The lack of understanding on the part of the region - or the misplaced emphasis - is very much a read on a mindset.

RainDog

(28,784 posts)
3. Yes
Sun Mar 2, 2014, 07:26 PM
Mar 2014

It is a powerful, powerful film. It can make you cry.

The cinematography is stunning. I can't really say too much about it - it's best to see it. It shows how normalized it was to treat others as subhuman for no reason other than a cultural system.

If you've never seen the series, I would also recommend a PBS series from a book called Slavery By Another Name - it talks about the way the law was used to subvert emancipation after slavery. At one moment, a woman talks about her ancestor who, the family story went, was a self-made man, blahblabhblah - when the reality was he conspired with the local law enforcement to arrest innocent black men and put them to work on chain gangs.
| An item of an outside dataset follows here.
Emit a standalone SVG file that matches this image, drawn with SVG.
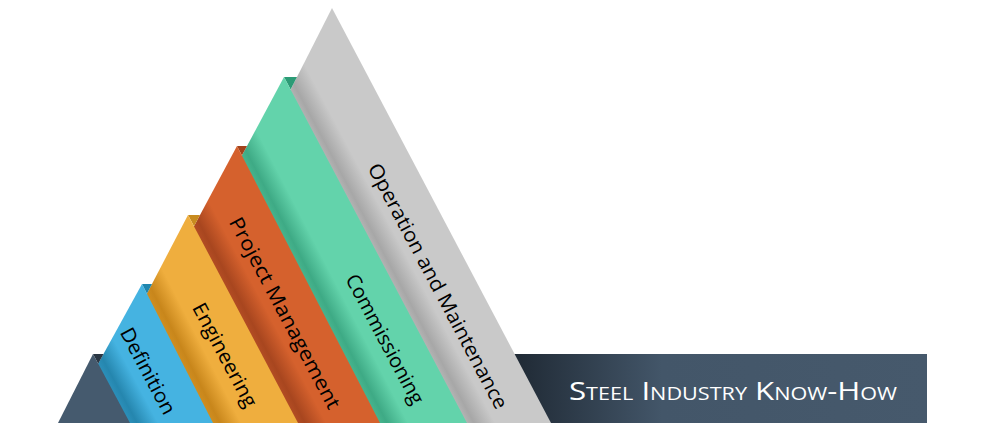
<svg xmlns="http://www.w3.org/2000/svg" width="983" height="439" viewBox="0 0 983 439">
<style>
.lbl{font-family:"Open Sans","Liberation Sans",sans-serif;font-size:20px;fill:#000;text-anchor:middle}
.title{font-family:"Open Sans","Liberation Sans",sans-serif;font-size:26px;fill:#fff;text-anchor:middle;font-variant:small-caps}
</style>
<defs>
<linearGradient id="gBox" gradientUnits="userSpaceOnUse" x1="513" y1="0" x2="927" y2="0">
<stop offset="0" stop-color="#1f2934"/><stop offset="0.36" stop-color="#435669"/><stop offset="1" stop-color="#46596c"/>
</linearGradient>
<linearGradient id="gGray" gradientUnits="userSpaceOnUse" x1="467" y1="423" x2="489" y2="411.3">
<stop offset="0" stop-color="#b3b3b3"/><stop offset="0.25" stop-color="#a7a7a7"/><stop offset="1" stop-color="#c9c9c9"/>
</linearGradient>
<linearGradient id="gGreen" gradientUnits="userSpaceOnUse" x1="380" y1="423" x2="402.2" y2="411.5">
<stop offset="0" stop-color="#46b48d"/><stop offset="0.25" stop-color="#3eaa85"/><stop offset="1" stop-color="#63d3ab"/>
</linearGradient>
<linearGradient id="gOrange" gradientUnits="userSpaceOnUse" x1="298" y1="423" x2="320.1" y2="411.3">
<stop offset="0" stop-color="#b24c23"/><stop offset="0.25" stop-color="#a8461f"/><stop offset="1" stop-color="#d5612d"/>
</linearGradient>
<linearGradient id="gYellow" gradientUnits="userSpaceOnUse" x1="213" y1="423" x2="235.3" y2="411.6">
<stop offset="0" stop-color="#cf8d20"/><stop offset="0.25" stop-color="#c8861b"/><stop offset="1" stop-color="#efae3e"/>
</linearGradient>
<linearGradient id="gBlue" gradientUnits="userSpaceOnUse" x1="130" y1="423" x2="152" y2="411.2">
<stop offset="0" stop-color="#2b8fb9"/><stop offset="0.25" stop-color="#2586ae"/><stop offset="1" stop-color="#45b3e1"/>
</linearGradient>
</defs>

<g id="title-box">
<rect x="513" y="354" width="414" height="69" fill="url(#gBox)"/>
<text class="title" x="733" y="400" textLength="328" lengthAdjust="spacingAndGlyphs">Steel Industry Know-How</text>
</g>

<g id="operation-maintenance">
<polygon points="332,8 551,423 121.6,423" fill="url(#gGray)"/>
<text class="lbl" transform="translate(438,286) rotate(62)" y="7" textLength="275" lengthAdjust="spacingAndGlyphs">Operation and Maintenance</text>
</g>

<g id="commissioning">
<polygon points="284,77 297,77 290.6,89.6" fill="#2c9b76"/>
<polygon points="284,77 467,423 98.5,423" fill="url(#gGreen)"/>
<text class="lbl" transform="translate(385,339) rotate(62)" y="7" textLength="144" lengthAdjust="spacingAndGlyphs">Commissioning</text>
</g>

<g id="project-management">
<polygon points="237,146 247,146 241.9,155.5" fill="#a2421b"/>
<polygon points="237,146 380,423 88.5,423" fill="url(#gOrange)"/>
<text class="lbl" transform="translate(285,313) rotate(62)" y="7" textLength="214" lengthAdjust="spacingAndGlyphs">Project Management</text>
</g>

<g id="engineering">
<polygon points="188,215 200,215 194,226.3" fill="#c88b1f"/>
<polygon points="188,215 298,423 79.4,423" fill="url(#gYellow)"/>
<text class="lbl" transform="translate(225,355) rotate(62)" y="7" textLength="115" lengthAdjust="spacingAndGlyphs">Engineering</text>
</g>

<g id="definition">
<polygon points="142,284 152,284 146.9,293.7" fill="#1f86ae"/>
<polygon points="142,284 213,423 65.5,423" fill="url(#gBlue)"/>
<text class="lbl" transform="translate(148,371) rotate(62)" y="7" textLength="95" lengthAdjust="spacingAndGlyphs">Definition</text>
</g>

<g id="base">
<polygon points="93,354 103.5,354 98.2,363.7" fill="#2a3643"/>
<polygon points="93,354 130,423 58,423" fill="#455a6e"/>
</g>
</svg>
Until American reckons with the reality that its wealth has been built on the backs of slaves, especially, and a working class, in general - we'll continue to have right wing arguments about taxes and inheritance, etc. etc. etc., and idiots like Paul Ryan held up as "intelligent" regressives.

Jefferson23

(30,099 posts)
4. If it is not released again after the Oscar's I'll need to rent it..but would prefer
Sun Mar 2, 2014, 08:45 PM
Mar 2014

to see it in a theater. If I recall correctly, the director spoke about the balance he felt was
necessary to depict the brutality..enough to be an honest portrayal but not so much as to
paralyze the audience.

I agree, the mindset of the Paul Ryan's in today's politics is our battle.